I just counted. Of the 149 posts I’ve written for Curbside Classic, a full 15% of them are about trucks, or vehicles based on truck platforms. That’s a huge proportion. It’s not that I’m a big truck fan – I just photograph the old vehicles I find. I live in Indiana, you see. Hoosiers have loved trucks since before loving trucks was cool. And starting in the late ‘70s, we started loving compact Japanese trucks. It was not an easy transition for us here in the made-in-‘Murica breadbasket. But these things were just so tidy and practical that we finally couldn’t resist. I think that our slow acceptance of little Japanese trucks eventually made it socially acceptable for us buy Japanese cars. Oh, but listen to me go on. This should be about this Mighty Max.
Because these were uncommon choices. While small Japanese trucks never sold in numbers to rival the F-150 and C-10 back in the day, when you saw one, 90% of the time it was from Datsun or Toyota. Datsuns owned the market at first, but Toyota chipped away at it steadily and finally came to dominance. Meanwhile, Isuzu/Chevy, Mazda/Ford, and Mitsubishi/Dodge/Plymouth duked it out for third place. Together, I’m sure they didn’t sell in numbers that would make whoever was in second place at the moment even break a sweat. (Maybe it was different where you lived. Maybe my memory is faulty; such is the nature of memory. But that’s how I remember it.)
I found this truck parked in front of a Yats where I was meeting a colleague for lunch.

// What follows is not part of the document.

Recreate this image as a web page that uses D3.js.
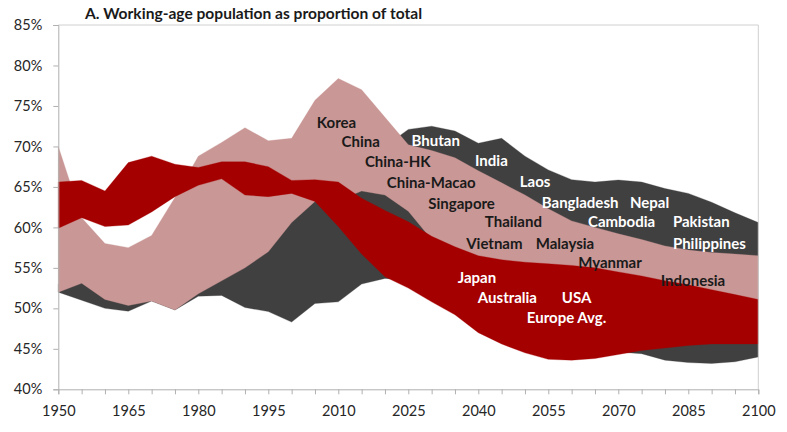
<!DOCTYPE html>
<html><head><meta charset="utf-8">
<script src="https://cdn.jsdelivr.net/npm/d3@7/dist/d3.min.js"></script>
<style>
body{margin:0;background:#fff;}
svg{display:block;font-family:Lato,"Open Sans",sans-serif;}
</style></head><body>
<svg id="chart" width="787" height="432"></svg>
<script>
const years = [1950,1955,1960,1965,1970,1975,1980,1985,1990,1995,2000,2005,2010,2015,2020,2025,2030,2035,2040,2045,2050,2055,2060,2065,2070,2075,2080,2085,2090,2095,2100];
const grayLo = [52.0,51.0,50.0,49.65,50.9,49.8,51.5,51.6,50.1,49.6,48.3,50.6,50.8,53.0,53.7,53.5,52.5,51.0,49.0,48.0,47.0,46.0,45.5,45.0,44.6,44.4,43.6,43.3,43.2,43.4,44.0];
const grayHi = [53,54,52,51.5,52,51,53,54.5,56,58,62,64,66,67,70,72.1,72.5,71.9,70.4,71.0,68.8,67.1,65.9,65.6,65.85,65.6,64.8,64.2,63.1,61.8,60.6];
const pinkLo = [52.0,53.1,51.1,50.35,50.9,49.8,51.8,53.4,55.0,57.0,60.6,63.2,63.3,64.5,64.0,62.0,58.5,54.0,52.0,51.0,50.0,49.5,49.5,49.5,49.5,49.5,49.0,49.0,49.0,48.5,48.5];
const pinkHi = [70.0,61.2,58.0,57.5,59.0,63.7,68.8,70.5,72.3,70.7,71.0,75.7,78.4,77.0,73.6,70.2,69.5,68.6,67.0,65.5,64.0,62.3,60.8,60.0,59.2,58.5,57.7,57.2,56.9,56.7,56.5];
const redLo = [59.9,61.2,60.1,60.3,61.9,63.8,65.2,66.0,64.0,63.8,64.2,63.2,60.1,56.7,53.9,52.5,50.8,49.2,47.0,45.6,44.5,43.7,43.6,43.8,44.3,44.8,45.1,45.4,45.6,45.6,45.6];
const redHi = [65.6,65.8,64.5,68.0,68.8,67.8,67.4,68.1,68.1,67.5,65.8,65.9,65.6,63.6,62.1,60.7,58.9,57.6,56.5,56.0,55.7,55.5,55.3,55.0,54.5,54.0,53.4,52.9,52.3,51.7,51.1];
const yTicks = [40,45,50,55,60,65,70,75,80,85];
const xTicks = years;
const xLabels = [1950,1965,1980,1995,2010,2025,2040,2055,2070,2085,2100];
const title = "A. Working-age population as proportion of total";

// annotation labels: text, year (left edge), value (centre), dark/white
const labelText = ["Korea","China","China-HK","China-Macao","Singapore","Thailand","Vietnam","Malaysia","Myanmar","Indonesia",
  "Japan","Australia","USA","Europe Avg.",
  "Bhutan","India","Laos","Bangladesh","Nepal","Cambodia","Pakistan","Philippines"];
const labelYear = [2005.4,2010.7,2015.7,2020.4,2029.3,2041.4,2037.4,2052.3,2061.4,2079.1,
  2035.6,2039.9,2057.9,2050.4,
  2025.7,2039.3,2048.9,2053.6,2072.5,2063.5,2081.7,2081.7];
const labelVal = [73.0,70.55,68.1,65.5,63.0,60.7,57.95,57.95,55.7,53.4,
  53.75,51.3,51.3,48.8,
  70.7,68.2,65.6,63.1,63.1,60.7,60.7,57.95];
const labelDark = [1,1,1,1,1,1,1,1,1,1, 0,0,0,0, 0,0,0,0,0,0,0,0];

const svg = d3.select("#chart");
const x = d3.scaleLinear().domain([1950,2100]).range([58.3,758.3]);
const y = d3.scaleLinear().domain([40,85]).range([389.3,25]);

const colors = {gray:"#404040", pink:"#c99795", red:"#a50000"};
function band(lo, hi, col){
  const data = years.map((yr,i)=>({yr, lo:lo[i], hi:hi[i]}));
  svg.append("path").datum(data)
    .attr("d", d3.area().x(d=>x(d.yr)).y0(d=>y(d.lo)).y1(d=>y(d.hi)))
    .attr("fill", col).attr("stroke", col).attr("stroke-width",0.3);
}
band(grayLo, grayHi, colors.gray);
band(pinkLo, pinkHi, colors.pink);
band(redLo, redHi, colors.red);

svg.append("line").attr("x1",x(1950)).attr("x2",x(2100)).attr("y1",y(85)).attr("y2",y(85)).attr("stroke","#d0d0d0");
svg.append("line").attr("x1",x(2100)).attr("x2",x(2100)).attr("y1",y(85)).attr("y2",y(40)).attr("stroke","#d0d0d0");

const yAxis = svg.append("g").attr("transform",`translate(${x(1950)},0)`)
  .call(d3.axisLeft(y).tickValues(yTicks).tickFormat(d=>d+"%").tickSize(5).tickPadding(11));
const xAxis = svg.append("g").attr("transform",`translate(0,${y(40)})`)
  .call(d3.axisBottom(x).tickValues(xTicks).tickFormat(d=>xLabels.includes(d)?String(d):"").tickSize(5).tickPadding(11.5));
[yAxis,xAxis].forEach(g=>{
  g.selectAll("path,line").attr("stroke","#b0b0b0");
  g.selectAll("text").attr("fill","#262626").style("font-size","14.5px").style("font-family","Lato");
});

svg.append("text").attr("x",85).attr("y",19).text(title)
  .attr("font-weight","700").attr("font-size",15).attr("fill","#1a1a1a")
  .attr("textLength",337).attr("lengthAdjust","spacingAndGlyphs");

svg.append("g").selectAll("text").data(labelText).join("text")
  .attr("x",(d,i)=>x(labelYear[i])).attr("y",(d,i)=>y(labelVal[i])).attr("dy","0.36em")
  .attr("font-weight","700").attr("font-size",15)
  .attr("fill",(d,i)=>labelDark[i]?"#1a1a1a":"#ffffff")
  .text(d=>d);
</script>
</body></html>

I spent the summer unemployed, so I was meeting a lot of colleagues for lunch or coffee or drinks to catch up and see if they knew anybody who is hiring in my field. It’s how I found the gig I started the first of August. I walked out the front door and there sat this old Mighty Max in full CC condition. And by the way, if you’re ever in Indianapolis, find a Yats and have lunch. It’s delicious. And man, this post never really was about this particular truck, was it? Even today, a Mitsubishi truck can’t get a lot of love in Indiana.